------ Rows

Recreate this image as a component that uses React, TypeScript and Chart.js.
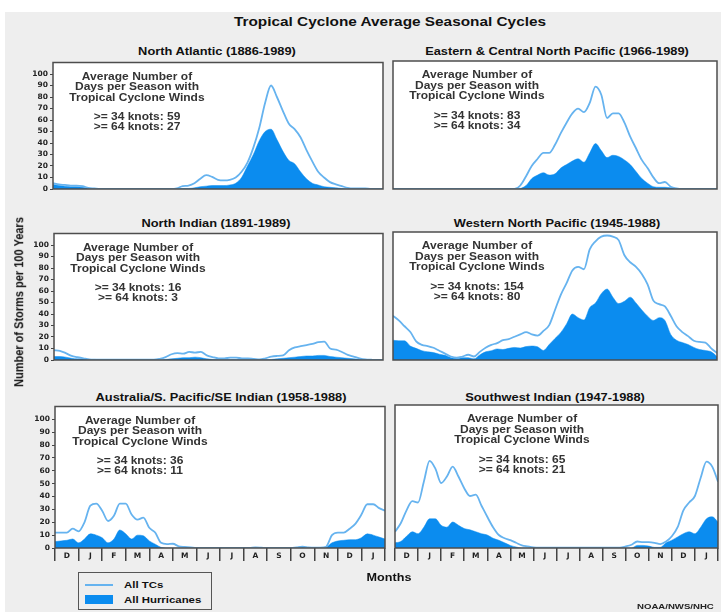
import React, { useEffect, useRef } from 'react';
import { Chart, registerables } from 'chart.js';

Chart.register(...registerables);

// ---------------- data ----------------
const mainTitle = 'Tropical Cyclone Average Seasonal Cycles';
const panelTitles = [
  'North Atlantic (1886-1989)',
  'Eastern & Central North Pacific (1966-1989)',
  'North Indian (1891-1989)',
  'Western North Pacific (1945-1988)',
  'Australia/S. Pacific/SE Indian (1958-1988)',
  'Southwest Indian (1947-1988)',
];
const knots34 = [59, 83, 16, 154, 36, 65];
const knots64 = [27, 34, 3, 80, 11, 21];
const noteHeader = ['Average Number of', 'Days per Season with', 'Tropical Cyclone Winds'];
const monthLabels = ['D', 'J', 'F', 'M', 'A', 'M', 'J', 'J', 'A', 'S', 'O', 'N', 'D', 'J'];
const yTickValues = [0, 10, 20, 30, 40, 50, 60, 70, 80, 90, 100];
const yAxisTitle = 'Number of Storms per 100 Years';
const xAxisTitle = 'Months';
const legendLabels = ['All TCs', 'All Hurricanes'];
const creditText = 'NOAA/NWS/NHC';

// sample positions: quarter-month steps from start of Dec to end of the following Jan (14 months)
const samplePositions = Array.from({ length: 57 }, (_, i) => i / 4);

const naTC = [5, 4, 3.5, 3, 3, 2.5, 1, 0.5, 0, 0, 0, 0, 0, 0, 0, 0, 0, 0, 0, 0, 0,
  0.5, 2.5, 3, 5, 9, 12, 10.5, 8, 7.5, 8, 10, 15, 23, 36, 53, 75, 90, 80, 68, 57, 52, 45, 34, 24,
  15, 10, 6, 4, 2.5, 1, 0.5, 0.5, 0.5, 0, 0, 0];
const naHU = [4, 3, 2.5, 2, 2, 1.5, 0.5, 0, 0, 0, 0, 0, 0, 0, 0, 0, 0, 0, 0, 0, 0,
  0, 0.5, 0.5, 1, 2, 2.5, 3, 3, 3, 3.5, 5, 10, 20, 30, 42, 50, 52, 43, 33, 25, 22, 15, 9, 5,
  3.5, 2, 1.5, 1, 0.5, 0, 0, 0, 0, 0, 0, 0];

const epTC = [0, 0, 0, 0, 0, 0, 0, 0, 0, 0, 0, 0, 0, 0, 0, 0, 0, 0, 0, 0, 0, 0,
  3, 11, 20, 26, 31, 31, 38, 48, 57, 65, 69, 66, 74, 88, 81, 61, 65, 65, 57, 45, 35, 25, 18,
  10, 5, 6, 2, 0.5, 0, 0, 0, 0, 0, 0, 0];
const epHU = [0, 0, 0, 0, 0, 0, 0, 0, 0, 0, 0, 0, 0, 0, 0, 0, 0, 0, 0, 0, 0, 0,
  0.5, 3, 9, 12, 14, 12, 13, 18, 21, 24, 26, 23, 31, 39, 33, 27, 29, 28, 25, 21, 15, 9, 5,
  2, 1.5, 1.5, 1, 0.5, 0, 0, 0, 0, 0, 0, 0];

const niTC = [8.5, 8, 6, 3.5, 2.5, 1.5, 0.5, 0.3, 0.2, 0.2, 0.2, 0.2, 0.2, 0.2, 0.2, 0.2, 0.2, 0.2,
  1, 2.5, 5, 6, 5.5, 7, 6.5, 7, 4, 2.5, 1.5, 1.5, 2, 2, 1.5, 1.5, 1, 0.5, 1.5, 3, 3.5, 4,
  8.5, 11, 12, 13, 14, 15.5, 16, 10, 9, 7, 4.5, 3, 1.5, 0.5, 0.2, 0, 0];
const niHU = [3, 3, 2.5, 1.5, 1, 1, 0.5, 0.5, 0, 0, 0, 0, 0, 0, 0, 0, 0, 0, 0,
  0.5, 1, 1.5, 2, 2, 2.5, 2, 1, 0.5, 0.3, 0.3, 0.3, 0.3, 0.3, 0.3, 0.3, 0.3, 0.3,
  0.5, 1, 1.5, 2, 2.5, 3, 3.5, 3.5, 4, 4, 3, 2.5, 2, 1.5, 1, 0.5, 0.3, 0, 0, 0];

const wpTC = [38, 34, 29, 24, 16, 13, 12, 10.5, 8, 5.5, 3, 2, 3, 4.5, 3, 7, 10.5, 13, 14.5, 17,
  18, 20, 22, 24, 22, 21, 25, 30, 43, 56, 66, 77, 80, 78, 95, 102, 106, 107, 106, 103, 90, 84,
  80, 74, 65, 51, 48, 46, 38, 29, 24, 20.5, 16.5, 15.5, 15, 10, 6];
const wpHU = [17, 16.5, 16.5, 12, 10, 8, 7, 6.4, 5, 4, 2, 1.3, 2, 2, 1, 4.4, 7, 8, 9.5, 9, 10,
  10.8, 10.3, 11.5, 12, 11.3, 8.2, 13.3, 18.5, 23.6, 31, 39.5, 36.4, 34.4, 45, 49, 57, 61, 54,
  48.5, 50.5, 54, 49, 43, 37.7, 34, 36.4, 34, 22, 17, 15, 13.3, 10.8, 9, 8.2, 7, 3];

const auTC = [12, 12, 12, 15, 13, 20, 33, 34.5, 29, 21, 25, 34.5, 34.5, 26, 22, 23.6, 15.7, 12,
  4, 3, 3.3, 1.3, 0.8, 0.5, 0, 0, 0, 0, 0, 0, 0, 0, 0, 0, 0.5, 0.3, 0, 0, 0, 0, 0, 0.5, 1, 0.5,
  0.3, 0.3, 1, 10, 12, 12, 15, 19, 26, 34, 34, 31, 29];
const auHU = [5, 5.5, 6, 7, 4, 7, 11, 10, 8, 4, 7, 14, 11, 7, 10, 9.5, 5.5, 3, 0.5, 0, 0, 0, 0,
  0, 0, 0, 0, 0, 0, 0, 0, 0, 0, 0, 0, 0, 0, 0, 0, 0, 0, 0.3, 0.8, 0.3, 0, 0, 0.5, 4, 5.5, 6,
  6.5, 6.5, 8, 11, 10, 8.5, 7];

const swTC = [12.5, 19, 29, 36, 35, 51, 67, 61, 50, 55, 62.6, 55, 46, 40, 41, 32.5, 24, 16, 10,
  7.5, 6, 4, 2, 1.2, 0.5, 0.3, 0.3, 0.3, 0.3, 0.3, 0.3, 0.3, 0.3, 0.3, 0.3, 0.3, 0.3, 0.3, 0.3,
  0.3, 1.2, 2.5, 5, 4.5, 4.5, 4, 3, 5, 9, 16, 29, 35, 40, 54, 66.5, 62.6, 51];
const swHU = [4, 5, 9, 12.5, 11, 16, 22.5, 22.5, 17.5, 16, 20, 17.5, 15, 14, 12.5, 11, 10, 7.5,
  6, 4, 2, 0.8, 0, 0, 0, 0, 0, 0, 0, 0, 0, 0, 0, 0, 0, 0, 0, 0, 0, 0, 0, 0, 2, 2, 1.5, 0.5, 0.5,
  4, 6, 8.5, 11, 12.5, 11, 16, 22.5, 24, 20];

const tcSeries = [naTC, epTC, niTC, wpTC, auTC, swTC];
const huSeries = [naHU, epHU, niHU, wpHU, auHU, swHU];

// ---------------- styles / layout ----------------
const TC_COLOR = '#66b3ef';
const HU_COLOR = '#0b8cef';
const BG = '#eeeeee';
const FONT = '"Liberation Sans", Arial, Helvetica, sans-serif';
const TICK_FONT = { family: '"DejaVu Sans", sans-serif', weight: 'bold' as const, size: 7.5 };
const PAD = 5;
const STRETCH = 1.2;

const boxes = [
  { left: 53, top: 61, right: 383, bottom: 204, titleX: 217, titleY: 51, textX: 84 },
  { left: 388, top: 61, right: 717, bottom: 204, titleX: 557, titleY: 51, textX: 84 },
  { left: 54, top: 232, right: 383, bottom: 375, titleX: 216, titleY: 223, textX: 84 },
  { left: 388, top: 232, right: 717, bottom: 375, titleX: 557, titleY: 223, textX: 84 },
  { left: 55, top: 405, right: 385, bottom: 548, titleX: 221, titleY: 397, textX: 85 },
  { left: 390, top: 405, right: 718, bottom: 548, titleX: 555, titleY: 397, textX: 127 },
];
const noteOffsets = [14.5, 25, 35.5, 55, 65];

const monthTickValues = monthLabels.flatMap((_, i) => [i, i + 0.5]).concat([monthLabels.length]);

const panelDeco = {
  id: 'panelDeco',
  beforeDraw(chart: any) {
    const { ctx, chartArea: a } = chart;
    ctx.save();
    ctx.fillStyle = '#ffffff';
    ctx.fillRect(a.left, a.top, a.right - a.left, a.bottom - a.top);
    ctx.restore();
  },
  afterDraw(chart: any, _args: any, opts: any) {
    const { ctx, chartArea: a } = chart;
    ctx.save();
    ctx.fillStyle = '#333333';
    ctx.font = `bold 10px ${FONT}`;
    ctx.textAlign = 'center';
    ctx.textBaseline = 'middle';
    const lines: string[] = opts.lines || [];
    lines.forEach((line, i) => {
      ctx.save();
      ctx.translate(a.left + opts.textX, a.top + noteOffsets[i]);
      ctx.scale(STRETCH, 1);
      ctx.fillText(line, 0, 0);
      ctx.restore();
    });
    ctx.strokeStyle = '#4d4d4d';
    ctx.lineWidth = 1.5;
    ctx.strokeRect(a.left, a.top, a.right - a.left, a.bottom - a.top);
    ctx.restore();
  },
};

function Panel({ index }: { index: number }) {
  const ref = useRef<HTMLCanvasElement>(null);
  const b = boxes[index];
  const isLeft = index % 2 === 0;
  const isBottom = index >= 4;
  const cl = isLeft ? 18 : b.left - PAD;
  const ct = b.top - PAD;
  const cw = b.right + PAD - cl;
  const ch = isBottom ? b.bottom + 16 - ct : b.bottom + PAD - ct;
  const yAxisWidth = b.left - cl;

  useEffect(() => {
    const toXY = (arr: number[]) => arr.map((v, i) => ({ x: samplePositions[i], y: v }));
    const lines = [
      ...noteHeader,
      `>= 34 knots: ${knots34[index]}`,
      `>= 64 knots: ${knots64[index]}`,
    ];
    const chart = new Chart(ref.current!, {
      type: 'line',
      data: {
        datasets: [
          {
            label: legendLabels[0],
            data: toXY(tcSeries[index]),
            borderColor: TC_COLOR,
            borderWidth: 1.8,
            pointRadius: 0,
            fill: false,
            cubicInterpolationMode: 'monotone',
          },
          {
            label: legendLabels[1],
            data: toXY(huSeries[index]),
            borderColor: HU_COLOR,
            borderWidth: 0.5,
            backgroundColor: HU_COLOR,
            pointRadius: 0,
            fill: 'origin',
            cubicInterpolationMode: 'monotone',
          },
        ],
      },
      options: {
        responsive: false,
        animation: false,
        devicePixelRatio: 1,
        events: [],
        layout: {
          padding: { left: isLeft ? 0 : PAD, right: PAD, top: PAD, bottom: isBottom ? 1 : PAD },
        },
        plugins: {
          legend: { display: false },
          tooltip: { enabled: false },
          title: { display: false },
          panelDeco: { lines, textX: b.textX },
        } as any,
        scales: {
          x: {
            type: 'linear',
            min: 0,
            max: monthLabels.length,
            display: isBottom,
            afterBuildTicks: (axis: any) => {
              axis.ticks = monthTickValues.map((v) => ({ value: v }));
            },
            afterFit: (axis: any) => {
              axis.height = 15;
            },
            grid: {
              drawOnChartArea: false,
              drawTicks: true,
              tickLength: 13,
              lineWidth: 1.5,
              color: (c: any) => (c.index % 2 === 0 ? '#444444' : 'rgba(0,0,0,0)'),
            },
            border: { display: false },
            ticks: {
              autoSkip: false,
              maxRotation: 0,
              minRotation: 0,
              padding: -9,
              font: TICK_FONT,
              color: '#222222',
              callback: (_v: any, i: number) => (i % 2 === 1 ? monthLabels[(i - 1) / 2] : ''),
            },
          },
          y: {
            type: 'linear',
            min: 0,
            max: 110,
            display: isLeft,
            afterBuildTicks: (axis: any) => {
              axis.ticks = yTickValues.map((v) => ({ value: v }));
            },
            afterFit: (axis: any) => {
              axis.width = yAxisWidth;
            },
            grid: { drawOnChartArea: false, drawTicks: true, tickLength: 3, color: '#444444' },
            border: { display: false },
            ticks: { font: TICK_FONT, color: '#222222', padding: 2 },
          },
        },
      },
      plugins: [panelDeco],
    });
    return () => chart.destroy();
  }, [index]);

  return (
    <canvas
      ref={ref}
      width={cw}
      height={ch}
      style={{ position: 'absolute', left: cl, top: ct, width: cw, height: ch }}
    />
  );
}

function Label({
  x, y, text, size, anchor = 'center', color = '#111111', rotate = false,
}: { x: number; y: number; text: string; size: number; anchor?: 'center' | 'left'; color?: string; rotate?: boolean }) {
  let transform = anchor === 'center' ? `translate(-50%, -50%) scaleX(${STRETCH})` : `translate(0, -50%) scaleX(${STRETCH})`;
  if (rotate) transform = `translate(-50%, -50%) rotate(-90deg) scaleY(${STRETCH})`;
  return (
    <div
      style={{
        position: 'absolute',
        left: x,
        top: y,
        transform,
        transformOrigin: anchor === 'left' ? 'left center' : 'center center',
        whiteSpace: 'nowrap',
        fontFamily: FONT,
        fontWeight: 'bold',
        fontSize: size,
        lineHeight: 1,
        color,
      }}
    >
      {text}
    </div>
  );
}

export default function App() {
  return (
    <div
      style={{
        position: 'absolute',
        left: 0,
        top: 0,
        width: 721,
        height: 612,
        overflow: 'hidden',
        background: '#ffffff',
      }}
    >
      <div style={{ position: 'absolute', left: 5, top: 12, width: 716, height: 600, background: BG }} />
      <Label x={390} y={22} text={mainTitle} size={12.8} />
      {boxes.map((b, i) => (
        <Label key={'t' + i} x={b.titleX} y={b.titleY} text={panelTitles[i]} size={10.7} />
      ))}
      {boxes.map((_, i) => (
        <Panel key={'p' + i} index={i} />
      ))}
      <Label x={19} y={302} text={yAxisTitle} size={11} rotate />
      <Label x={389} y={577} text={xAxisTitle} size={10.5} />
      <div
        style={{
          position: 'absolute',
          left: 78,
          top: 572,
          width: 134,
          height: 38,
          border: '1.5px solid #555555',
          boxSizing: 'border-box',
        }}
      />
      <div style={{ position: 'absolute', left: 85, top: 584, width: 28, height: 2, background: TC_COLOR }} />
      <div style={{ position: 'absolute', left: 85, top: 595, width: 28, height: 9, background: HU_COLOR }} />
      <Label x={124} y={585} text={legendLabels[0]} size={9.5} anchor="left" />
      <Label x={124} y={599.5} text={legendLabels[1]} size={9.5} anchor="left" />
      <Label x={637} y={607} text={creditText} size={8} anchor="left" color="#222222" />
    </div>
  );
}
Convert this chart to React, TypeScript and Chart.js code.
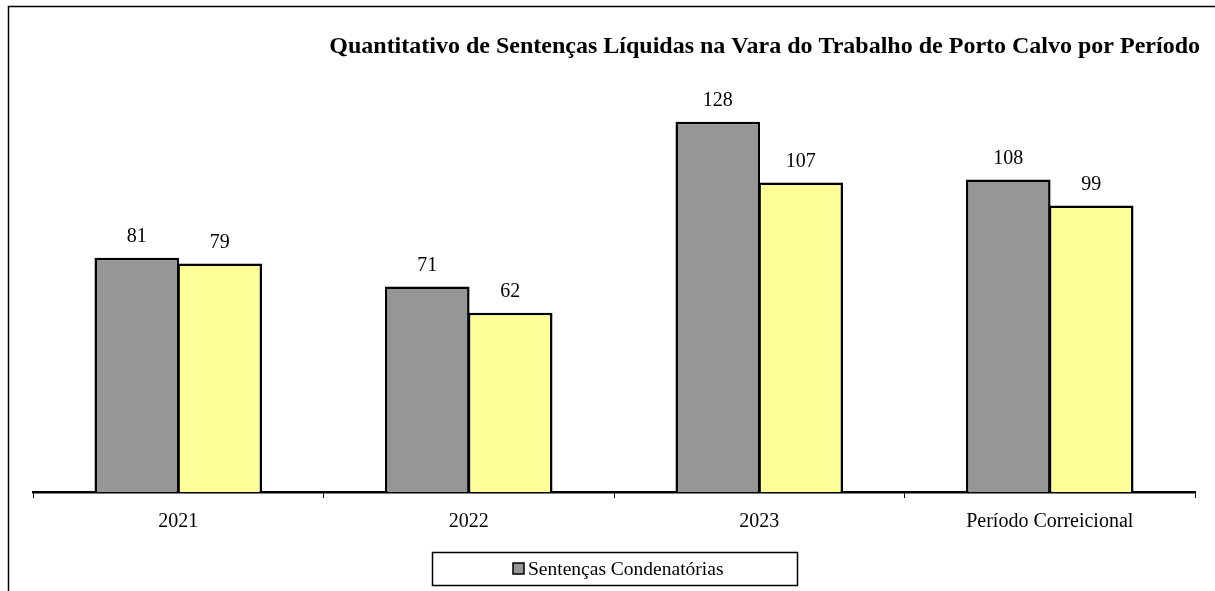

------------

Return only the lines from the start of the data through the line that contains "2, 1.5, 1.5, 1, 0.5, 0, 0, 0, 0, 0, 0, 0];", please, copying them exactly and omitting all pictures.

Recreate this image as a component that uses React, TypeScript and Chart.js.
import React, { useEffect, useRef } from 'react';
import { Chart, registerables } from 'chart.js';

Chart.register(...registerables);

// ---------------- data ----------------
const mainTitle = 'Tropical Cyclone Average Seasonal Cycles';
const panelTitles = [
  'North Atlantic (1886-1989)',
  'Eastern & Central North Pacific (1966-1989)',
  'North Indian (1891-1989)',
  'Western North Pacific (1945-1988)',
  'Australia/S. Pacific/SE Indian (1958-1988)',
  'Southwest Indian (1947-1988)',
];
const knots34 = [59, 83, 16, 154, 36, 65];
const knots64 = [27, 34, 3, 80, 11, 21];
const noteHeader = ['Average Number of', 'Days per Season with', 'Tropical Cyclone Winds'];
const monthLabels = ['D', 'J', 'F', 'M', 'A', 'M', 'J', 'J', 'A', 'S', 'O', 'N', 'D', 'J'];
const yTickValues = [0, 10, 20, 30, 40, 50, 60, 70, 80, 90, 100];
const yAxisTitle = 'Number of Storms per 100 Years';
const xAxisTitle = 'Months';
const legendLabels = ['All TCs', 'All Hurricanes'];
const creditText = 'NOAA/NWS/NHC';

// sample positions: quarter-month steps from start of Dec to end of the following Jan (14 months)
const samplePositions = Array.from({ length: 57 }, (_, i) => i / 4);

const naTC = [5, 4, 3.5, 3, 3, 2.5, 1, 0.5, 0, 0, 0, 0, 0, 0, 0, 0, 0, 0, 0, 0, 0,
  0.5, 2.5, 3, 5, 9, 12, 10.5, 8, 7.5, 8, 10, 15, 23, 36, 53, 75, 90, 80, 68, 57, 52, 45, 34, 24,
  15, 10, 6, 4, 2.5, 1, 0.5, 0.5, 0.5, 0, 0, 0];
const naHU = [4, 3, 2.5, 2, 2, 1.5, 0.5, 0, 0, 0, 0, 0, 0, 0, 0, 0, 0, 0, 0, 0, 0,
  0, 0.5, 0.5, 1, 2, 2.5, 3, 3, 3, 3.5, 5, 10, 20, 30, 42, 50, 52, 43, 33, 25, 22, 15, 9, 5,
  3.5, 2, 1.5, 1, 0.5, 0, 0, 0, 0, 0, 0, 0];

const epTC = [0, 0, 0, 0, 0, 0, 0, 0, 0, 0, 0, 0, 0, 0, 0, 0, 0, 0, 0, 0, 0, 0,
  3, 11, 20, 26, 31, 31, 38, 48, 57, 65, 69, 66, 74, 88, 81, 61, 65, 65, 57, 45, 35, 25, 18,
  10, 5, 6, 2, 0.5, 0, 0, 0, 0, 0, 0, 0];
const epHU = [0, 0, 0, 0, 0, 0, 0, 0, 0, 0, 0, 0, 0, 0, 0, 0, 0, 0, 0, 0, 0, 0,
  0.5, 3, 9, 12, 14, 12, 13, 18, 21, 24, 26, 23, 31, 39, 33, 27, 29, 28, 25, 21, 15, 9, 5,
  2, 1.5, 1.5, 1, 0.5, 0, 0, 0, 0, 0, 0, 0];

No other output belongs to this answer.